スクラップ&ビルドではなくビルド&スクラップ
前回(2025年7月25日号)の寄稿では、自治体の財政運営の根幹である「財政が厳しい」という言葉の意味について、自治体の財政構造や状況、将来見通しから説明し、「財政健全化」の意味についても併せて述べたところです。
自治体の財政運営において「財政が厳しい」、「お金がない」というのは、政策の推進に要する財源が足りないということであって、この財源確保のために既存の施策事業を見直すことが「財政健全化」であると前回述べました。「財政健全化」は目的ではなく、政策推進のための手段にすぎません。
何を削る(スクラップ)かではなく、何を残す(ビルド)か。行革の手法として長年全国の自治体で取り組まれてきた「スクラップ&ビルド」ではなく「ビルド&スクラップ」、すなわち新たな政策の推進という目的意識を持って既存の事務事業を見直していくことで、どのようなまちの将来像を目指すのかについて市民の理解を得ながら必要な施策へと財源をシフトしていく財政運営が求められているのです。
そのために市民と共有しておくべきこと
新たな政策の推進といっても、何を課題ととらえ、あまたある課題の中からどのような優先順位付けで取り組むべき政策課題を選択するのか、という点で議論がおろそかになってはいけません。そこで必要になるのが「ありたい姿」の共有です。どのようなまちの未来を目指すのか。どのような状態であることをゴールとするのかを行政内部、議会、市民が共有し、共通のビジョンを実現するために優先的に取り組む政策、施策を立案していくという手順を踏んでいくことが求められるのです。

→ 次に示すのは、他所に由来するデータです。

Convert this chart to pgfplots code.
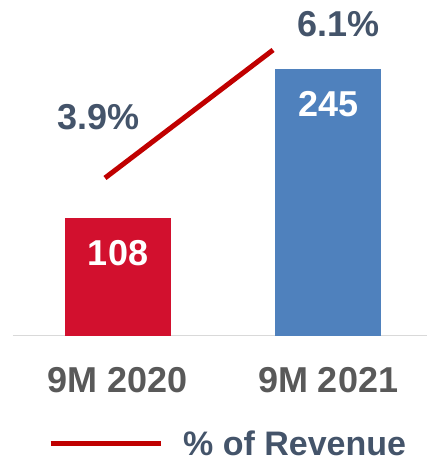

行政内部、議会、市民が共有すべきは、目指すべき「ありたい姿」だけではありません。先ほど述べたビルド&スクラップという政策選択の構造や、その前提となる自治体の財政構造、財政状況、将来見通し、なぜ「財政が厳しい」といわれるのか、といった基礎的な知識についても、政策推進や財政健全化の取組を進める前提となる基礎知識として共有しておく必要があります。
その上で、「ありたい姿」を実現するために行う政策、施策事業がきちんと効果を発揮し、みんなで共有した将来像に結びつく手法なのか、といった個々の取組に対する事前評価、事後評価についても情報を共有し、その取組が十分効果を発揮していない場合にはその取組自体を改善改革していく必要があり、この点についても行政内部、議会、市民としっかり共有しておき、この三者のコンセンサスの下で事業を実施し、政策を推進していく必要があるのです。